Burada değerlendirilebilecek birkaç kilit unsur bulunuyor:
• Yeni teknoloji, öğrenimin daha bağlayıcı, interaktif ve iş birliğine dayalı kılınmasında temel bir rolü yerine getirmelidir.
• Yeni teknoloji, öğrencinin öğrenim gördüğü her yerde uygulanabilir olmalıdır; konum bir engel olmamalıdır.
• Teknoloji, bahsi geçen öğrenim ortamındaki diğer teknolojiler ile etkileşim kurmak ve çalışmaya yetecek kadar çevik olmalıdır.
• En yüksek başarı şansı için, öğrencilerin evde kullandığı teknolojinin yansıtmaya çalışılması önemlidir.

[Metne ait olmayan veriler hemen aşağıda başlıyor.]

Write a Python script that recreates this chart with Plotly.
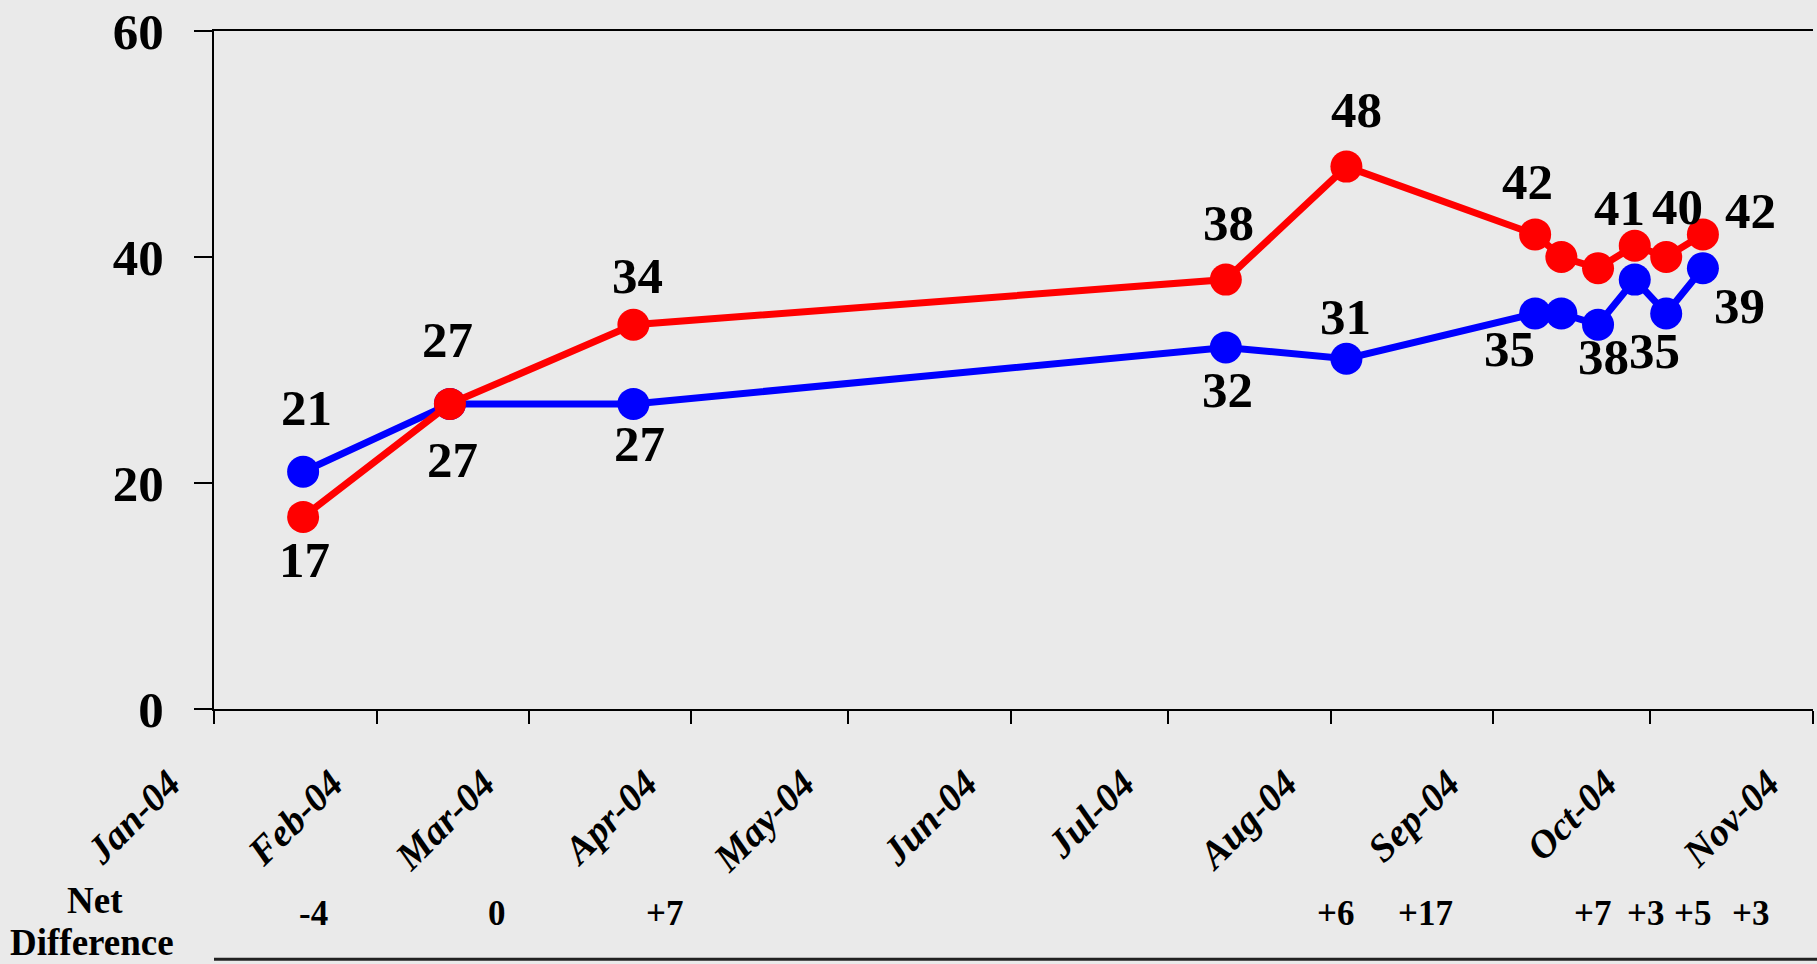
import plotly.graph_objects as go

# ---- data ----
poll_dates = ["2004-01-18", "2004-02-15", "2004-03-21", "2004-07-12", "2004-08-04",
              "2004-09-09", "2004-09-14", "2004-09-21", "2004-09-28", "2004-10-04", "2004-10-11"]
red_values = [17, 27, 34, 38, 48, 42, 40, 39, 41, 40, 42]
blue_values = [21, 27, 27, 32, 31, 35, 35, 34, 38, 35, 39]
red_labels = ["17", "27", "34", "38", "48", "42", "", "", "41", "40", "42"]
blue_labels = ["21", "27", "27", "32", "31", "35", "", "", "38", "35", "39"]

month_ticks = ["2004-01-01", "2004-02-01", "2004-03-01", "2004-04-01", "2004-05-01", "2004-06-01",
               "2004-07-01", "2004-08-01", "2004-09-01", "2004-10-01", "2004-11-01"]
month_tick_text = ["Jan-04", "Feb-04", "Mar-04", "Apr-04", "May-04", "Jun-04",
                   "Jul-04", "Aug-04", "Sep-04", "Oct-04", "Nov-04"]
y_ticks = [0, 20, 40, 60]

net_labels = ["-4", "0", "+7", "+6", "+17", "+7", "+3", "+5", "+3"]
net_label_dates = ["2004-01-20", "2004-02-24", "2004-03-27", "2004-08-02", "2004-08-19",
                   "2004-09-20", "2004-09-30", "2004-10-09", "2004-10-20"]

# ---- style (label pixel offsets: dx right, dy down) ----
red_offsets = [(1, 43), (-2, -64), (4, -49), (3, -57), (10, -57), (-8, -52), None, None,
               (-15, -38), (11, -50), (48, -23)]
blue_offsets = [(3, -64), (3, 56), (6, 40), (2, 43), (-1, -42), (-26, 35), None, None,
                (-31, 77), (-12, 37), (37, 38)]

RED = "#FF0000"
BLUE = "#0000FF"
BG = "#EAEAEA"
SERIF = "Liberation Serif"

fig = go.Figure()

fig.add_trace(go.Scatter(
    x=poll_dates, y=blue_values, mode="lines+markers",
    line=dict(color=BLUE, width=7),
    marker=dict(color=BLUE, size=32, line=dict(width=0)),
    showlegend=False, hoverinfo="x+y",
))
fig.add_trace(go.Scatter(
    x=poll_dates, y=red_values, mode="lines+markers",
    line=dict(color=RED, width=7),
    marker=dict(color=RED, size=32, line=dict(width=0)),
    showlegend=False, hoverinfo="x+y",
))

label_font = dict(family=SERIF, size=51, color="black", weight="bold")
annotations = []
for dates, vals, labels, offs in ((poll_dates, blue_values, blue_labels, blue_offsets),
                                  (poll_dates, red_values, red_labels, red_offsets)):
    for d, v, t, o in zip(dates, vals, labels, offs):
        if not t or o is None:
            continue
        annotations.append(dict(
            x=d, y=v, xref="x", yref="y", text=t, showarrow=False,
            xanchor="center", yanchor="middle",
            xshift=o[0], yshift=-o[1], font=label_font,
        ))

net_font = dict(family=SERIF, size=35, color="black", weight="bold")
for d, t in zip(net_label_dates, net_labels):
    annotations.append(dict(
        x=d, y=-0.301, xref="x", yref="paper", text=t, showarrow=False,
        xanchor="center", yanchor="middle", font=net_font,
    ))

head_font = dict(family=SERIF, size=37, color="black", weight="bold")
annotations.append(dict(x=-0.0745, y=-0.283, xref="paper", yref="paper", text="Net",
                        showarrow=False, xanchor="center", yanchor="middle", font=head_font))
annotations.append(dict(x=-0.076, y=-0.345, xref="paper", yref="paper", text="Difference",
                        showarrow=False, xanchor="center", yanchor="middle", font=head_font))

fig.update_layout(
    width=1817, height=964,
    margin=dict(l=214, r=4, t=25, b=255),
    paper_bgcolor=BG, plot_bgcolor=BG,
    annotations=annotations,
    shapes=[dict(type="line", xref="paper", yref="paper", x0=0, x1=1.01,
                 y0=-0.369, y1=-0.369, line=dict(color="#222222", width=3))],
)

fig.update_xaxes(
    type="date", range=["2004-01-01", "2004-11-01"],
    tickmode="array", tickvals=month_ticks, ticktext=month_tick_text,
    tickangle=-45, ticks="outside", ticklen=13, tickwidth=2, tickcolor="black",
    showline=True, linecolor="black", linewidth=2, mirror=True,
    showgrid=False, zeroline=False,
    tickfont=dict(family=SERIF, size=39, color="black", weight="bold", style="italic"),
    ticklabelshift=-45, ticklabelstandoff=21, ticklabeloverflow="allow",
)
fig.update_yaxes(
    range=[0, 60], tickmode="array", tickvals=y_ticks,
    ticks="outside", ticklen=18, tickwidth=2, tickcolor="black",
    showline=True, linecolor="black", linewidth=2,
    showgrid=False, zeroline=False,
    tickfont=dict(family=SERIF, size=51, color="black", weight="bold"),
    ticklabelstandoff=20, ticklabeloverflow="allow",
)

fig.write_html("out.html", config={"displayModeBar": False},
               post_script="document.body.style.margin='0';document.body.style.overflow='hidden';")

Bunun hayata geçirildiği en iyi örneklerden birini de Galler Üniversitesi Trinity Saint David oluşturuyor. Amfi ve oditoryumlarını iş birliğine dayalı ve interaktif öğrenim tarzlarına imkan veren en son teknoloji ile donatılmış sınıflara dönüştüren ilk üniversitelerinden biri olmak için çalışıyor. Bunu başarmak için ise 4 yerleşkelerinde Sony’nin aktif öğrenim çözümü Vision Exchange’i hayata geçirmeyi planlıyorlar. Ben de bu projede yer almaktan büyük bir heyecan duyuyorum.
Eğitim kurumlarının teknolojiyi öğrencilerin katılımını sağlamaya ve dijitali eğitim çerçevesinin merkezine oturtmaya yönelik bir araç olarak gördüğü barizdir. Bunun, hiç olmadığı kadar katılımı sağlaması ve ilginç olması ile bu ve sonraki nesillerin öğrenimine öncülük edecek bir hamle olduğuna inanıyorum.